W latach dziewięćdziesiątych ponownie szkolił kolejnych mistrzów we Włoszech w jednym z najsłynniejszych na świecie ośrodków szermierczych w Mediolanie. Po powrocie z Włoch rozpoczął szkolenie młodzieży w Piaście Gliwice, gdzie z przerwami pracował dopóki pozwalało zdrowie. Oficjalnie fechtmistrz Pomarnacki pracę trenerską zakończył niedawno, bo w 2019 r.
– Mam 86 lat, kiedyś na emeryturę trzeba było przejść. Niestety czas biegnie nieubłaganie, łza się w oku kręci, jeszcze mam obowiązki rodzinne. Kończę swoją pracę jako trener, ale sercem dalej będę z Piastem – mówił wówczas na spotkaniu z szermierczą rodziną Mikołaj Pac Pomarnacki.

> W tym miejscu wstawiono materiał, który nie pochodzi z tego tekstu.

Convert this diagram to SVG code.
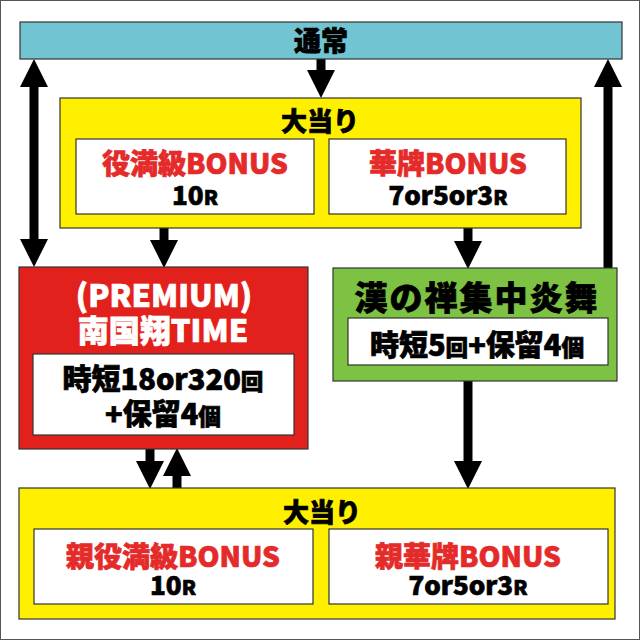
<svg xmlns="http://www.w3.org/2000/svg" width="640" height="640" viewBox="0 0 640 640">
<defs>
<style>
text{font-family:"Noto Sans CJK JP","Noto Sans",sans-serif;font-weight:900;text-anchor:middle;stroke-width:0.7;paint-order:stroke}
.box{stroke:#333;stroke-width:1.2}
.w{fill:#fff;stroke:#333;stroke-width:1.2}
.k{fill:#000;stroke:#000}
.r{fill:#e52a2a;stroke:#e52a2a}
.wt{fill:#fff;stroke:#fff}
.c{stroke:#000;stroke-width:9;fill:none}
.sm{font-size:0.78em}
</style>
<marker id="ah" markerUnits="userSpaceOnUse" markerWidth="30" markerHeight="30" viewBox="0 -15 30 30" refX="0" refY="0" orient="auto-start-reverse">
<path d="M0,-14 L28,0 L0,14 Z" fill="#000"/>
</marker>
</defs>
<rect x="0.5" y="0.5" width="639" height="639" fill="#fff" stroke="#555" stroke-width="1"/>
<g id="connectors">
<line class="c" x1="321" y1="59" x2="321" y2="70" marker-end="url(#ah)"/>
<line class="c" x1="34" y1="87" x2="34" y2="239" marker-start="url(#ah)" marker-end="url(#ah)"/>
<line class="c" x1="608" y1="268" x2="608" y2="87" marker-end="url(#ah)"/>
<line class="c" x1="164" y1="228" x2="164" y2="240" marker-end="url(#ah)"/>
<line class="c" x1="468" y1="228" x2="468" y2="241" marker-end="url(#ah)"/>
<line class="c" x1="150" y1="449" x2="150" y2="461" marker-end="url(#ah)"/>
<line class="c" x1="177" y1="488" x2="177" y2="476" marker-end="url(#ah)"/>
<line class="c" x1="468" y1="381" x2="468" y2="461" marker-end="url(#ah)"/>
</g>
<g id="tsujo">
<rect class="box" x="20" y="22" width="602" height="37" fill="#71c4d1"/>
<text class="k" x="321" y="51" font-size="27">通常</text>
</g>
<g id="oatari1">
<rect class="box" x="60" y="98" width="521" height="130" fill="#fff000"/>
<text class="k" x="320" y="131" font-size="26">大当り</text>
<g id="yakuman">
<rect class="w" x="76" y="139" width="238" height="75"/>
<text class="r" x="195" y="174" font-size="28">役満級BONUS</text>
<text class="k" x="195" y="205" font-size="26">10<tspan class="sm">R</tspan></text>
</g>
<g id="kahai">
<rect class="w" x="329" y="139" width="237" height="75"/>
<text class="r" x="448" y="174" font-size="28">華牌BONUS</text>
<text class="k" x="448" y="205" font-size="26">7or5or3<tspan class="sm">R</tspan></text>
</g>
</g>
<g id="premium">
<rect class="box" x="19" y="267" width="289" height="182" fill="#e3211c"/>
<text class="wt" x="164" y="307" font-size="31">(PREMIUM)</text>
<text class="wt" x="163" y="342" font-size="31">南国翔TIME</text>
<rect class="w" x="33" y="354" width="261" height="81"/>
<text class="k" x="163" y="390" font-size="29">時短18or320<tspan class="sm">回</tspan></text>
<text class="k" x="163" y="425" font-size="29">+保留4<tspan class="sm">個</tspan></text>
</g>
<g id="kan">
<rect class="box" x="333" y="268" width="284" height="113" fill="#7dc243"/>
<text class="k" x="477" y="310" font-size="33" letter-spacing="2">漢の禅集中炎舞</text>
<rect class="w" x="348" y="318" width="260" height="47"/>
<text class="k" x="477" y="356" font-size="29">時短5<tspan class="sm">回</tspan>+保留4<tspan class="sm">個</tspan></text>
</g>
<g id="oatari2">
<rect class="box" x="19" y="488" width="596" height="131" fill="#fff000"/>
<text class="k" x="322" y="522" font-size="26">大当り</text>
<g id="oyayakuman">
<rect class="w" x="34" y="529" width="279" height="75"/>
<text class="r" x="173" y="567" font-size="28">親役満級BONUS</text>
<text class="k" x="173" y="595" font-size="26">10<tspan class="sm">R</tspan></text>
</g>
<g id="oyakahai">
<rect class="w" x="329" y="529" width="279" height="75"/>
<text class="r" x="468" y="567" font-size="28">親華牌BONUS</text>
<text class="k" x="468" y="595" font-size="26">7or5or3<tspan class="sm">R</tspan></text>
</g>
</g>
</svg>
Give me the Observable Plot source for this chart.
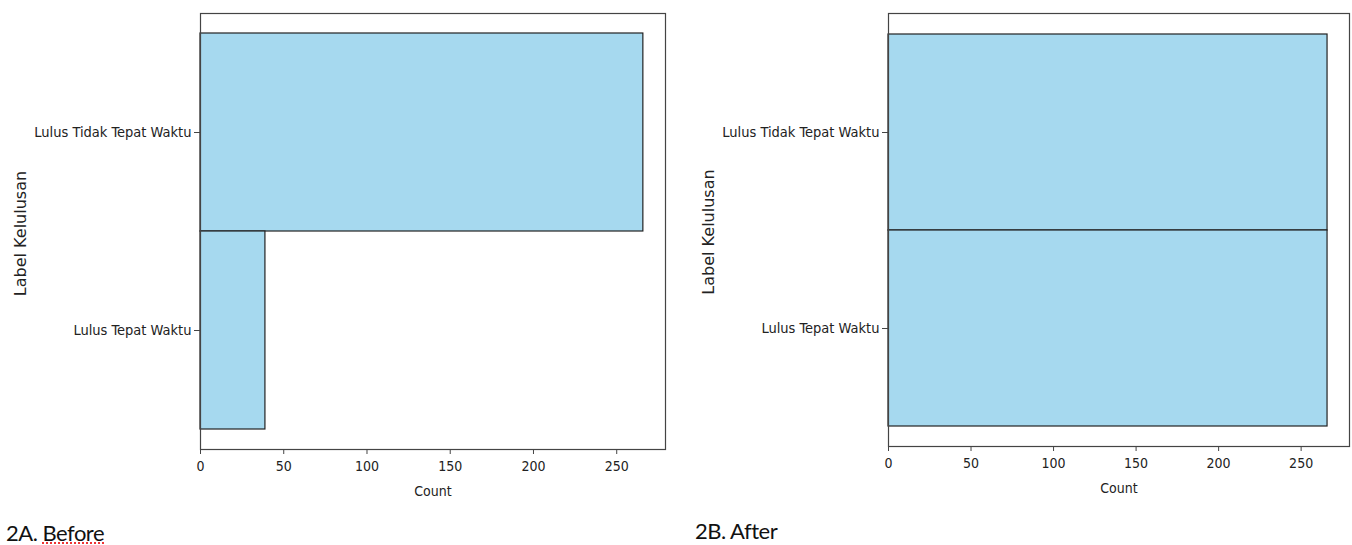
<!DOCTYPE html>
<html>
<head>
<meta charset="utf-8">
<script src="https://cdn.jsdelivr.net/npm/d3@7"></script>
<script src="https://cdn.jsdelivr.net/npm/@observablehq/plot@0.6"></script>
<style>
  html, body { margin: 0; padding: 0; background: #fff; width: 1352px; height: 545px; overflow: hidden; }
  .panel { position: absolute; top: 0; }
  .caption { position: absolute; font-family: Lato, "Open Sans", sans-serif; font-size: 22px; color: #111; letter-spacing: -0.5px; line-height: 1; }
  .squiggle { text-decoration: underline dotted #e33; text-underline-offset: 1px; }
  svg text { font-family: "DejaVu Sans", sans-serif; font-stretch: condensed; }
  svg .ylab text { font-stretch: normal !important; }
</style>
</head>
<body>
<div id="left" class="panel" style="left:0px"></div>
<div id="right" class="panel" style="left:680px"></div>
<div class="caption" style="left:6px; top:522px">2A. <span class="squiggle">Before</span></div>
<div class="caption" style="left:695px; top:520px">2B. After</div>
<script>
const categories = ["Lulus Tidak Tepat Waktu", "Lulus Tepat Waktu"];
const beforeCounts = [266, 39];
const afterCounts = [266, 266];
const xTicks = [0, 50, 100, 150, 200, 250];
const xMax = 279.3;
const xLabel = "Count";
const yLabel = "Label Kelulusan";

function panel(counts, opts) {
  const data = categories.map((c, i) => ({label: c, count: counts[i]}));
  return Plot.plot({
    width: opts.width,
    height: 510,
    marginLeft: opts.marginLeft,
    marginRight: opts.marginRight,
    marginTop: 13,
    marginBottom: opts.marginBottom,
    style: {fontSize: "14px", color: "#222", background: "white"},
    x: {domain: [0, xMax]},
    y: {domain: categories, paddingInner: 0, paddingOuter: 0.101},
    marks: [
      Plot.barX(data, {x: "count", y: "label", fill: "#a6d9ef", stroke: "#222", strokeWidth: 1.2, inset: 0}),
      Plot.frame({stroke: "#444", strokeWidth: 1.2}),
      Plot.axisX({ticks: xTicks, tickSize: 5, tickPadding: 7, label: xLabel, labelAnchor: "center", labelArrow: "none", labelOffset: 46, stroke: "#444", fontSize: 14}),
      Plot.axisY({tickSize: 6, tickPadding: 3, label: null, stroke: "#444", fontSize: 14.5}),
      Plot.text([yLabel], {text: d => d, frameAnchor: "left", textAnchor: "middle", dx: -180, dy: 2, rotate: -90, fontSize: 16, fill: "#222", className: "ylab"})
    ]
  });
}

document.getElementById("left").append(panel(beforeCounts, {width: 676, marginLeft: 200, marginRight: 11, marginBottom: 61}));
document.getElementById("right").append(panel(afterCounts, {width: 672, marginLeft: 208, marginRight: 3, marginBottom: 64}));
</script>
</body>
</html>
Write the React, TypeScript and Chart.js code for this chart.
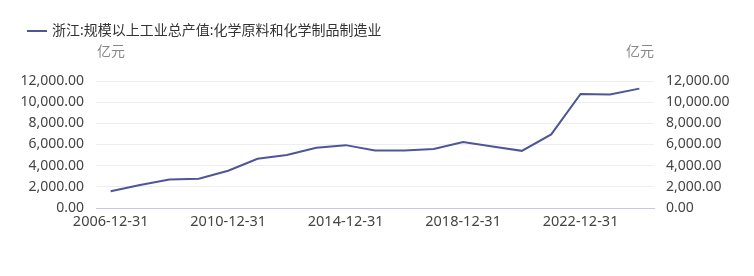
import React, { useEffect, useRef } from "react";
import { Chart, registerables } from "chart.js";

Chart.register(...registerables);

const categories: string[] = [
  "2006-12-31", "2007-12-31", "2008-12-31", "2009-12-31", "2010-12-31",
  "2011-12-31", "2012-12-31", "2013-12-31", "2014-12-31", "2015-12-31",
  "2016-12-31", "2017-12-31", "2018-12-31", "2019-12-31", "2020-12-31",
  "2021-12-31", "2022-12-31", "2023-12-31", "2024-12-31",
];

const seriesValues: number[] = [
  1590, 2170, 2700, 2760, 3520, 4650, 5000, 5690, 5940, 5440,
  5430, 5570, 6230, 5810, 5400, 6950, 10780, 10720, 11280,
];

const seriesName = "浙江:规模以上工业总产值:化学原料和化学制品制造业";
const unitLabel = "亿元";
const yTicks: number[] = [0, 2000, 4000, 6000, 8000, 10000, 12000];

const FONT = "'Noto Sans', 'Noto Sans CJK SC', sans-serif";
const LINE_COLOR = "#4f5597";

const fmt = (v: number) =>
  v.toLocaleString("en-US", { minimumFractionDigits: 2, maximumFractionDigits: 2 });

const overlayPlugin = {
  id: "overlay",
  afterDraw(chart: any) {
    const ctx = chart.ctx;
    const area = chart.chartArea;
    ctx.save();
    // legend
    ctx.strokeStyle = LINE_COLOR;
    ctx.lineWidth = 2;
    ctx.beginPath();
    ctx.moveTo(27, 31);
    ctx.lineTo(47, 31);
    ctx.stroke();
    ctx.fillStyle = "#333333";
    ctx.font = `14px ${FONT}`;
    ctx.textBaseline = "middle";
    ctx.textAlign = "left";
    ctx.fillText(seriesName, 52, 31);
    // units
    ctx.fillStyle = "#888888";
    ctx.textAlign = "left";
    ctx.fillText(unitLabel, area.left + 1, 52);
    ctx.textAlign = "right";
    ctx.fillText(unitLabel, area.right, 52);
    ctx.restore();
  },
};

export default function App() {
  const canvasRef = useRef<HTMLCanvasElement | null>(null);

  useEffect(() => {
    if (!canvasRef.current) return;
    const tickFont = { family: FONT, size: 14 };
    const chart = new Chart(canvasRef.current, {
      type: "line",
      data: {
        labels: categories,
        datasets: [
          {
            label: seriesName,
            data: seriesValues,
            borderColor: LINE_COLOR,
            backgroundColor: LINE_COLOR,
            borderWidth: 2,
            pointRadius: 0,
            tension: 0,
            yAxisID: "y",
          },
        ],
      },
      options: {
        animation: false,
        responsive: false,
        maintainAspectRatio: false,
        layout: { padding: { top: 81, left: 0, right: 0, bottom: 0 } },
        plugins: {
          legend: { display: false },
          tooltip: { enabled: false },
        },
        scales: {
          x: {
            type: "category",
            offset: true,
            grid: { display: false, drawTicks: false },
            border: { display: true, color: "#c9c9de", width: 1 },
            ticks: {
              autoSkip: false,
              maxRotation: 0,
              padding: 5,
              color: "#444444",
              font: { family: FONT, size: 14.5 },
              callback: (_v: any, i: number) => (i % 4 === 0 ? categories[i] : ""),
            },
            afterFit: (s: any) => {
              s.height = 68;
            },
          },
          y: {
            position: "left",
            min: 0,
            max: 12000,
            afterBuildTicks: (s: any) => {
              s.ticks = yTicks.map((v) => ({ value: v }));
            },
            grid: { color: "#eeeeee", drawTicks: false },
            border: { display: false },
            ticks: {
              padding: 12,
              color: "#444444",
              font: tickFont,
              callback: (v: any) => fmt(Number(v)),
            },
            afterFit: (s: any) => {
              s.width = 96;
            },
          },
          y2: {
            position: "right",
            min: 0,
            max: 12000,
            afterBuildTicks: (s: any) => {
              s.ticks = yTicks.map((v) => ({ value: v }));
            },
            grid: { display: false, drawTicks: false },
            border: { display: false },
            ticks: {
              padding: 12,
              color: "#444444",
              font: tickFont,
              callback: (v: any) => fmt(Number(v)),
            },
            afterFit: (s: any) => {
              s.width = 100;
            },
          },
        },
      },
      plugins: [overlayPlugin],
    });
    return () => chart.destroy();
  }, []);

  return (
    <div style={{ position: "fixed", left: 0, top: 0, width: 754, height: 276, background: "#ffffff" }}>
      <canvas ref={canvasRef} width={754} height={276} style={{ width: 754, height: 276, display: "block" }} />
    </div>
  );
}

Wśród aktualnych zawodników Piasta nie brakuje jego wychowanków, którzy mogą się pochwalić sukcesami na skalę międzynarodową.
Sebastian Majgier pod jego wodzą zdobył tytuł wicemistrza świata w juniorach. Z powodzeniem na krajowych i zagranicznych planszach wciąż walczą Aleksander Staszulonek i Karolina Staszulonek. Oboje to medaliści mistrzostw Europy i Polski.
Mikołaj Pac Pomarnacki był nie tylko wybitnym szermierzem i trenerem, ale też zawołanym filatelistą i postacią o ciekawym rodowodzie historycznym. Wywodził się z bardzo starego, arystokratycznego rodu, którego kolebka znajdowała się w Pomarnoce na Wileńszczyźnie. Najstarsze dokumenty o jego przodkach pochodzą jeszcze z początków Unii Polsko-Litewskiej. Jeden z jego krewnych – Stanisław Pomarnacki – był pierwowzorem postaci Podkomorzego w „Panu Tadeuszu” („ostatni, co tak poloneza wodził”). W czasie rewolucji jego ojciec walczył w 13 pułku Ułanów Wileńskich. Po podziale Litwy rodzina przeniosła się do Wielkopolski.
Pan Mikołaj miał dwoje dzieci. Do ostatnich dni mieszkał w Gliwicach.